Write out the listing, please, but only from its first line through the line containing "const rightTicks = [0, 0.1, 0.2, 0.3, 0.4, 0.5, 0.6];", exactly as given and without pictures.

begin Data

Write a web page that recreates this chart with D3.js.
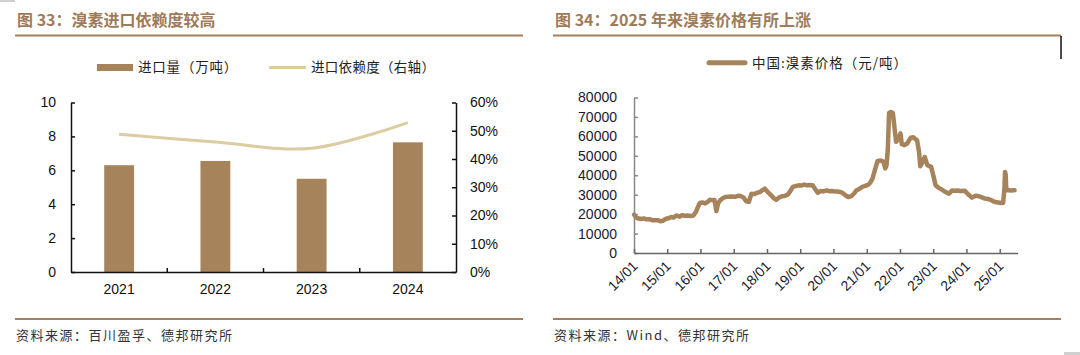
<!DOCTYPE html>
<html><head><meta charset="utf-8">
<script src="https://cdn.jsdelivr.net/npm/d3@7"></script>
<style>
body{margin:0;background:#fff;}
svg{display:block;}
</style></head><body>
<svg id="c" width="1080" height="355"></svg>
<script>
// ---------- data: left chart ----------
const years = ["2021", "2022", "2023", "2024"];
const importVolume = [6.3, 6.55, 5.5, 7.65];          // 万吨
const dependency = [0.488, 0.46, 0.438, 0.529];        // 右轴
const leftTicks = [0, 2, 4, 6, 8, 10];
const rightTicks = [0, 0.1, 0.2, 0.3, 0.4, 0.5, 0.6];

// ---------- data: right chart ----------
const priceDates = [
"2014-01-03","2014-01-24","2014-02-21","2014-03-21","2014-04-18","2014-05-16","2014-06-20","2014-07-18","2014-08-15","2014-09-19","2014-10-17","2014-11-14","2014-12-19",
"2015-01-16","2015-02-13","2015-03-13","2015-04-10","2015-05-15","2015-06-12","2015-07-17","2015-08-14","2015-09-18","2015-10-16","2015-11-13","2015-12-04","2015-12-25",
"2016-01-22","2016-02-19","2016-03-18","2016-04-15","2016-05-13","2016-06-03","2016-06-24","2016-07-15","2016-08-05","2016-09-02","2016-09-30","2016-11-04","2016-12-09",
"2017-01-13","2017-02-17","2017-03-17","2017-04-14","2017-05-19","2017-06-16","2017-07-14","2017-08-18","2017-09-15","2017-10-13","2017-11-10","2017-12-08",
"2018-01-05","2018-02-16","2018-03-16","2018-04-13","2018-05-11","2018-06-15","2018-07-13","2018-08-17","2018-09-14","2018-10-12","2018-11-16","2018-12-14",
"2019-01-11","2019-02-15","2019-03-15","2019-04-12","2019-05-17","2019-06-14","2019-07-12","2019-08-16","2019-09-13","2019-10-18","2019-11-15","2019-12-13",
"2020-01-17","2020-02-14","2020-03-13","2020-04-10","2020-05-15","2020-06-12","2020-07-17","2020-08-14","2020-09-11","2020-10-16","2020-11-13","2020-12-18",
"2021-01-15","2021-02-05","2021-03-05","2021-04-02","2021-04-30","2021-06-04","2021-07-02","2021-07-23","2021-08-06","2021-08-20","2021-09-03","2021-09-24","2021-10-15","2021-10-29","2021-11-19","2021-12-10",
"2022-01-07","2022-01-21","2022-02-18","2022-03-18","2022-04-29","2022-05-27","2022-07-08","2022-07-29","2022-08-12","2022-09-02","2022-09-30","2022-10-28","2022-12-09","2022-12-30",
"2023-01-27","2023-03-03","2023-04-07","2023-05-12","2023-06-23","2023-07-28","2023-08-25","2023-09-22","2023-10-27","2023-12-15",
"2024-01-19","2024-03-01","2024-04-12","2024-05-17","2024-06-21","2024-07-19","2024-08-16","2024-09-13","2024-10-18","2024-11-15","2024-12-13",
"2025-01-17","2025-02-07","2025-02-21","2025-02-28","2025-03-07","2025-03-14","2025-04-04","2025-05-02","2025-05-30","2025-06-13"
];
const prices = [
19700,18300,17700,17500,17800,17300,17400,16900,16800,16900,16300,16600,17600,
17900,18500,18200,19300,18700,19400,19200,19300,19000,19300,21200,23600,25700,
26000,25500,26200,27400,27100,27300,21600,25800,27100,28200,28800,29000,29100,
28900,29400,29300,28700,26600,26300,30500,30300,31000,31300,32300,33100,
31600,29700,28200,27400,28500,29200,29300,30000,31800,34000,34500,34800,
34700,35200,34800,35000,34900,32900,31000,31900,31700,32200,31800,31900,
31700,31600,31400,30900,29600,28800,29300,30600,32300,33100,34000,34600,
35000,36000,38300,43000,47400,47600,47000,43500,45000,53000,72000,72500,72000,66000,57200,58500,
61500,56000,55500,56200,59300,59500,58000,52000,44600,46500,49400,45200,44300,40500,
34800,33500,32600,31500,30500,32200,32000,32100,31900,32000,
30200,28500,29500,29200,28600,28000,27900,27500,26700,26200,26000,
25700,25800,33000,41700,40500,32300,32400,32200,32300,32300
];
const priceTicks = [0, 10000, 20000, 30000, 40000, 50000, 60000, 70000, 80000];
const dateTicks = ["2014-01-01","2015-01-01","2016-01-01","2017-01-01","2018-01-01","2019-01-01","2020-01-01","2021-01-01","2022-01-01","2023-01-01","2024-01-01","2025-01-01"];

// ---------- styles ----------
const BROWN = "#a6835a";
const LIGHT = "#dccca2";
const RULE = "#a67e5d";
const TITLE = "#9f7b59";
const CJK = "'Noto Sans CJK SC','Noto Sans',sans-serif";
const LATIN = "'Liberation Sans',Arial,sans-serif";

const svg = d3.select("#c");
const parse = d3.timeParse("%Y-%m-%d");

// decorative corner bits
svg.append("rect").attr("x",0).attr("y",0).attr("width",15).attr("height",2).attr("fill","#d0d0d0");
svg.append("rect").attr("x",1064).attr("y",352).attr("width",16).attr("height",3).attr("fill","#d0d0d0");

// titles & rules
function header(x, x2, title, source){
  svg.append("text").attr("x", x + 2).attr("y", 26).attr("fill", TITLE)
    .attr("font-family", CJK).attr("font-weight", 700).attr("font-size", 16).text(title);
  svg.append("rect").attr("x", x).attr("y", 34.5).attr("width", x2 - x).attr("height", 2).attr("fill", RULE);
  svg.append("rect").attr("x", x).attr("y", 318).attr("width", x2 - x).attr("height", 2).attr("fill", RULE);
  svg.append("text").attr("x", x + 1).attr("y", 340).attr("fill", "#333")
    .attr("font-family", CJK).attr("font-size", 13).attr("letter-spacing", 1.5).text(source);
}
header(15, 523, "图 33：溴素进口依赖度较高", "资料来源：百川盈孚、德邦研究所");
header(553, 1061, "图 34：2025 年来溴素价格有所上涨", "资料来源：Wind、德邦研究所");
svg.append("line").attr("x1",1061).attr("x2",1061).attr("y1",36).attr("y2",59).attr("stroke","#111").attr("stroke-width",1.5);

// ================= left chart =================
const L0 = 71, L1 = 456, LB = 272, LT = 102.5;
const xL = d3.scaleBand().domain(years).range([L0, L1]).paddingInner(0.69).paddingOuter(0.345);
const yL = d3.scaleLinear().domain([0, 10]).range([LB, LT]);
const yR = d3.scaleLinear().domain([0, 0.6]).range([LB, LT]);

svg.append("g").selectAll("rect").data(years).join("rect")
  .attr("x", d => xL(d)).attr("width", xL.bandwidth())
  .attr("y", (d, i) => yL(importVolume[i]))
  .attr("height", (d, i) => LB - yL(importVolume[i]))
  .attr("fill", BROWN);

const depLine = d3.line()
  .x((d, i) => xL(years[i]) + xL.bandwidth() / 2)
  .y(d => yR(d))
  .curve(d3.curveCardinal);
svg.append("path").datum(dependency).attr("d", depLine)
  .attr("fill", "none").attr("stroke", LIGHT).attr("stroke-width", 3);

function styleAxis(g, color, textColor, size){
  g.select(".domain").attr("stroke", color).attr("stroke-width", 1.5);
  g.selectAll(".tick line").attr("stroke", color).attr("stroke-width", 1.5);
  g.selectAll("text").attr("fill", textColor).attr("font-family", LATIN).attr("font-size", size);
}

const gYL = svg.append("g").attr("transform", `translate(${L0},0)`)
  .call(d3.axisLeft(yL).tickValues(leftTicks).tickSize(-4).tickSizeOuter(0).tickPadding(15));
styleAxis(gYL, "#111", "#111", 14);
const gYR = svg.append("g").attr("transform", `translate(${L1},0)`)
  .call(d3.axisRight(yR).tickValues(rightTicks).tickSize(-4).tickSizeOuter(0).tickPadding(14).tickFormat(d3.format(".0%")));
styleAxis(gYR, "#111", "#111", 14);
const gXL = svg.append("g").attr("transform", `translate(0,${LB})`)
  .call(d3.axisBottom(xL).tickSize(0).tickSizeOuter(0).tickPadding(12));
styleAxis(gXL, "#111", "#111", 14);
// category boundary ticks
const bounds = years.slice(1).map(d => xL(d) - xL.step() * xL.paddingInner() / 2);
svg.append("g").selectAll("line").data(bounds).join("line")
  .attr("x1", d => d).attr("x2", d => d).attr("y1", LB).attr("y2", LB - 4)
  .attr("stroke", "#111").attr("stroke-width", 1.5);

// legend (left)
svg.append("rect").attr("x", 97).attr("y", 64).attr("width", 36).attr("height", 7).attr("fill", BROWN);
svg.append("text").attr("x", 138).attr("y", 72).attr("font-family", CJK).attr("font-size", 13.5)
  .attr("letter-spacing", 0.8).attr("fill", "#222").text("进口量（万吨）");
svg.append("line").attr("x1", 269).attr("x2", 306).attr("y1", 67.5).attr("y2", 67.5)
  .attr("stroke", LIGHT).attr("stroke-width", 3);
svg.append("text").attr("x", 311).attr("y", 72).attr("font-family", CJK).attr("font-size", 13.5)
  .attr("letter-spacing", 0.3).attr("fill", "#222").text("进口依赖度（右轴）");

// ================= right chart =================
const R0 = 634, R1 = 1017.5, RB = 253, RT = 97.5;
const xP = d3.scaleTime().domain([new Date(2014, 0, 1), new Date(2025, 6, 15)]).range([R0, R1]);
const yP = d3.scaleLinear().domain([0, 80000]).range([RB, RT]);

const series = priceDates.map((d, i) => ({date: parse(d), v: prices[i]}));
svg.append("path").datum(series)
  .attr("d", d3.line().x(d => xP(d.date)).y(d => yP(d.v)))
  .attr("fill", "none").attr("stroke", BROWN).attr("stroke-width", 4.5)
  .attr("stroke-linejoin", "round").attr("stroke-linecap", "round");

const gYP = svg.append("g").attr("transform", `translate(${R0},0)`)
  .call(d3.axisLeft(yP).tickValues(priceTicks).tickSize(-4).tickSizeOuter(0).tickPadding(17).tickFormat(d3.format("d")));
styleAxis(gYP, "#888", "#1a1a2a", 14);
const gXP = svg.append("g").attr("transform", `translate(0,${RB})`)
  .call(d3.axisBottom(xP).tickValues(dateTicks.map(parse)).tickSize(-4).tickSizeOuter(0).tickFormat(d3.timeFormat("%y/%m")));
styleAxis(gXP, "#666", "#1a1a2a", 14);
gXP.selectAll("text").attr("text-anchor", "end").attr("y", 0).attr("dy", 0)
  .attr("transform", "translate(4,14) rotate(-45)");

// legend (right)
svg.append("line").attr("x1", 709).attr("x2", 745).attr("y1", 62.7).attr("y2", 62.7)
  .attr("stroke", BROWN).attr("stroke-width", 5).attr("stroke-linecap", "round");
svg.append("text").attr("x", 752).attr("y", 67.5).attr("font-family", CJK).attr("font-size", 13.5)
  .attr("letter-spacing", 1).attr("fill", "#222").text("中国:溴素价格（元/吨）");
</script>
</body></html>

end Data

Answer to this exercise -
Write a web page that recreates this chart with D3.js.
<!DOCTYPE html>
<html><head><meta charset="utf-8">
<script src="https://cdn.jsdelivr.net/npm/d3@7"></script>
<style>
body{margin:0;background:#fff;}
svg{display:block;}
</style></head><body>
<svg id="c" width="1080" height="355"></svg>
<script>
// ---------- data: left chart ----------
const years = ["2021", "2022", "2023", "2024"];
const importVolume = [6.3, 6.55, 5.5, 7.65];          // 万吨
const dependency = [0.488, 0.46, 0.438, 0.529];        // 右轴
const leftTicks = [0, 2, 4, 6, 8, 10];
const rightTicks = [0, 0.1, 0.2, 0.3, 0.4, 0.5, 0.6];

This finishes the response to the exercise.